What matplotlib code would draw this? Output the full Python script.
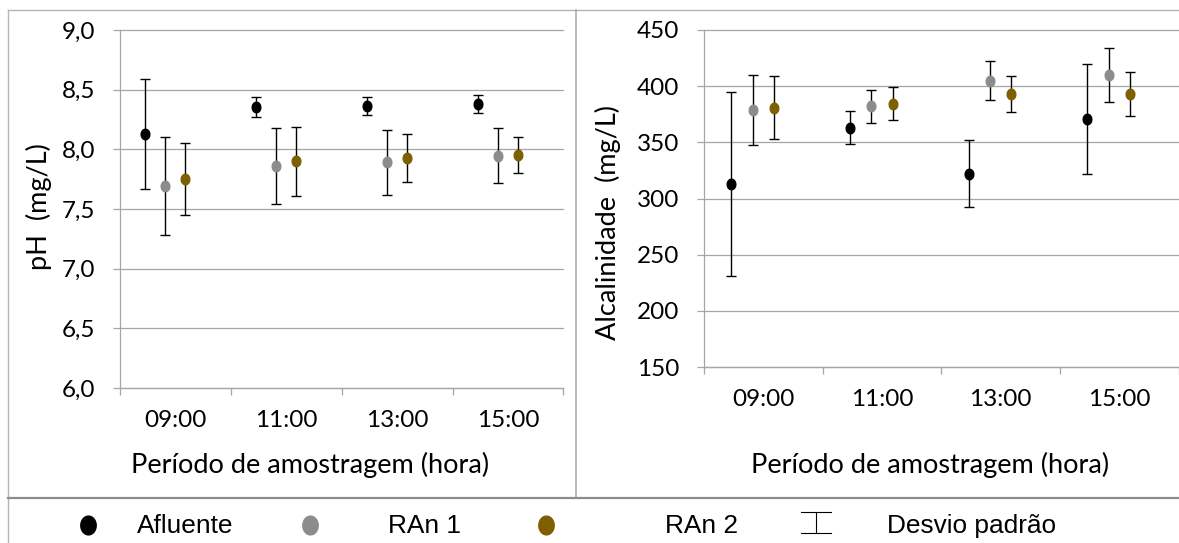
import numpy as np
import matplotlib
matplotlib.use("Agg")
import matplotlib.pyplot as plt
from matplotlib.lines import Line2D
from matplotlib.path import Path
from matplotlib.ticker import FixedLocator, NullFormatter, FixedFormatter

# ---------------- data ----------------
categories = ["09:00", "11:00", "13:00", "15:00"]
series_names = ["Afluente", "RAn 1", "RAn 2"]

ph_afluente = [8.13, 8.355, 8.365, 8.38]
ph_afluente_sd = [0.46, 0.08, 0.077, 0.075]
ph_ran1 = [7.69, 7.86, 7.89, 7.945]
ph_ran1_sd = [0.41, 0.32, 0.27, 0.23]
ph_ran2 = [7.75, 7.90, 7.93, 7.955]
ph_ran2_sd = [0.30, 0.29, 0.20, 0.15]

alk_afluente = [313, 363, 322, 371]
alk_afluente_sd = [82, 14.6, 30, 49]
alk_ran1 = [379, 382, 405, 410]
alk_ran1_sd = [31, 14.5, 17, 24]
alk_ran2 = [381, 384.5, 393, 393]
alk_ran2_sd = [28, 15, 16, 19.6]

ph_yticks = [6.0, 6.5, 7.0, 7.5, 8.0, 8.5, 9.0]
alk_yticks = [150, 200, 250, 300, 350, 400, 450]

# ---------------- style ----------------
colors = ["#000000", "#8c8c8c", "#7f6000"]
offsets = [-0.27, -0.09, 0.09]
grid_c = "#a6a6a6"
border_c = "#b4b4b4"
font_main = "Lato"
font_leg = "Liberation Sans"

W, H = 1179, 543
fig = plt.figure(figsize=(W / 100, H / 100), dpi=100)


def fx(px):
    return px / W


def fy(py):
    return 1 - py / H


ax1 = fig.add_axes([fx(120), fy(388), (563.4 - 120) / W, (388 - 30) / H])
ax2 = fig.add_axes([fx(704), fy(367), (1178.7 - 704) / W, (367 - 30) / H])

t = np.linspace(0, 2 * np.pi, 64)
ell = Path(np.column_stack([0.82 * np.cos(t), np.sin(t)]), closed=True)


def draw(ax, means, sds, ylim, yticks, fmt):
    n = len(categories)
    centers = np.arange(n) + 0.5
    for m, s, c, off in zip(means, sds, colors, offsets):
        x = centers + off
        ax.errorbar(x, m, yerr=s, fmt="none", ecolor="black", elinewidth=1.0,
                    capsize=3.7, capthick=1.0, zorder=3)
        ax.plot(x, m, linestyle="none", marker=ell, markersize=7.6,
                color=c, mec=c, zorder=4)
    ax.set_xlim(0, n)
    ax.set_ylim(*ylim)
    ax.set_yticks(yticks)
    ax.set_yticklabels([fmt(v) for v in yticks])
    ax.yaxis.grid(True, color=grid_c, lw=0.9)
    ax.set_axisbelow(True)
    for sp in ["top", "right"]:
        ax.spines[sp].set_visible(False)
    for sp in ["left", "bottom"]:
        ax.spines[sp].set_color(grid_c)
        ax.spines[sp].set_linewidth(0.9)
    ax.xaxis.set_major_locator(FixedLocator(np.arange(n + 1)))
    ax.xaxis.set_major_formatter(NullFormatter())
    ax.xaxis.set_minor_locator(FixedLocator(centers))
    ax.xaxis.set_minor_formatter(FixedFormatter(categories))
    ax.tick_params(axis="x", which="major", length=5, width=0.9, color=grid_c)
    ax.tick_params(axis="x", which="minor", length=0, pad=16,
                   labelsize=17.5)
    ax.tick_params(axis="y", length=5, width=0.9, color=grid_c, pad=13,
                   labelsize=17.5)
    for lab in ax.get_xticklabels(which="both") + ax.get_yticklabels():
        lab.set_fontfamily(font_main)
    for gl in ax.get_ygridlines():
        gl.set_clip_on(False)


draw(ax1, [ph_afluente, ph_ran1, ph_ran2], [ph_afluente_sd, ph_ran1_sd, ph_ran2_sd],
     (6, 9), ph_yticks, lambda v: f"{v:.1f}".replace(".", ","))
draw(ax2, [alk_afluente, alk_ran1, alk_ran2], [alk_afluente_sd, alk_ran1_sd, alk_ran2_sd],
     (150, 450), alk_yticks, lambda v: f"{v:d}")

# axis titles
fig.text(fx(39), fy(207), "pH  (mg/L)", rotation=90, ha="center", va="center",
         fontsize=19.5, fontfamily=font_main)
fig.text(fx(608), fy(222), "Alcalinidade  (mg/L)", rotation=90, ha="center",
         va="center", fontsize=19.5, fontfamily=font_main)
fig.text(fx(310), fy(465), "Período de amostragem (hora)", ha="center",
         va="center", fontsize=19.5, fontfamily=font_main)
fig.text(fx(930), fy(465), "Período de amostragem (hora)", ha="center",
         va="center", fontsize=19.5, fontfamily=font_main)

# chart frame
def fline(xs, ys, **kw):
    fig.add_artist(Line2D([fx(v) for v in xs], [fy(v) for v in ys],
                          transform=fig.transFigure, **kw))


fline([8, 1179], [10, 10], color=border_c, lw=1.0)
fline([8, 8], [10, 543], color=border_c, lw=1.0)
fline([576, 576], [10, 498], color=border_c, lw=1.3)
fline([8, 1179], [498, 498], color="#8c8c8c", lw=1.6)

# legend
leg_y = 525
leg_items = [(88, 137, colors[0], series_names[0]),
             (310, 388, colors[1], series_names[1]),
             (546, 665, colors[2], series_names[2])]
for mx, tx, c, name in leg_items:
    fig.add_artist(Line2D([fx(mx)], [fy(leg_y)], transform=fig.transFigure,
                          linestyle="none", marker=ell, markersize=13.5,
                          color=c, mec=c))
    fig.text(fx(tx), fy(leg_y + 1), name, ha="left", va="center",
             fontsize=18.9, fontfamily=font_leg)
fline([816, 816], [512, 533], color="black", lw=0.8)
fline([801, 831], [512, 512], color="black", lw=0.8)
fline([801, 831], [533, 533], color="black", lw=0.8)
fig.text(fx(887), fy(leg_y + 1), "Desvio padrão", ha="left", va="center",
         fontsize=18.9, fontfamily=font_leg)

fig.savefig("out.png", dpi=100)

•••••

• **WORK TO COMPLETE**:
Your task is to reproduce exactly the lines from the start of the data above through the line containing "ell = Path(np.column_stack([0.82", leaving every picture out.

• **SOLUTION FOR THIS EXERCISE**:
What matplotlib code would draw this? Output the full Python script.
import numpy as np
import matplotlib
matplotlib.use("Agg")
import matplotlib.pyplot as plt
from matplotlib.lines import Line2D
from matplotlib.path import Path
from matplotlib.ticker import FixedLocator, NullFormatter, FixedFormatter

# ---------------- data ----------------
categories = ["09:00", "11:00", "13:00", "15:00"]
series_names = ["Afluente", "RAn 1", "RAn 2"]

ph_afluente = [8.13, 8.355, 8.365, 8.38]
ph_afluente_sd = [0.46, 0.08, 0.077, 0.075]
ph_ran1 = [7.69, 7.86, 7.89, 7.945]
ph_ran1_sd = [0.41, 0.32, 0.27, 0.23]
ph_ran2 = [7.75, 7.90, 7.93, 7.955]
ph_ran2_sd = [0.30, 0.29, 0.20, 0.15]

alk_afluente = [313, 363, 322, 371]
alk_afluente_sd = [82, 14.6, 30, 49]
alk_ran1 = [379, 382, 405, 410]
alk_ran1_sd = [31, 14.5, 17, 24]
alk_ran2 = [381, 384.5, 393, 393]
alk_ran2_sd = [28, 15, 16, 19.6]

ph_yticks = [6.0, 6.5, 7.0, 7.5, 8.0, 8.5, 9.0]
alk_yticks = [150, 200, 250, 300, 350, 400, 450]

# ---------------- style ----------------
colors = ["#000000", "#8c8c8c", "#7f6000"]
offsets = [-0.27, -0.09, 0.09]
grid_c = "#a6a6a6"
border_c = "#b4b4b4"
font_main = "Lato"
font_leg = "Liberation Sans"

W, H = 1179, 543
fig = plt.figure(figsize=(W / 100, H / 100), dpi=100)


def fx(px):
    return px / W


def fy(py):
    return 1 - py / H


ax1 = fig.add_axes([fx(120), fy(388), (563.4 - 120) / W, (388 - 30) / H])
ax2 = fig.add_axes([fx(704), fy(367), (1178.7 - 704) / W, (367 - 30) / H])

t = np.linspace(0, 2 * np.pi, 64)
ell = Path(np.column_stack([0.82 * np.cos(t), np.sin(t)]), closed=True)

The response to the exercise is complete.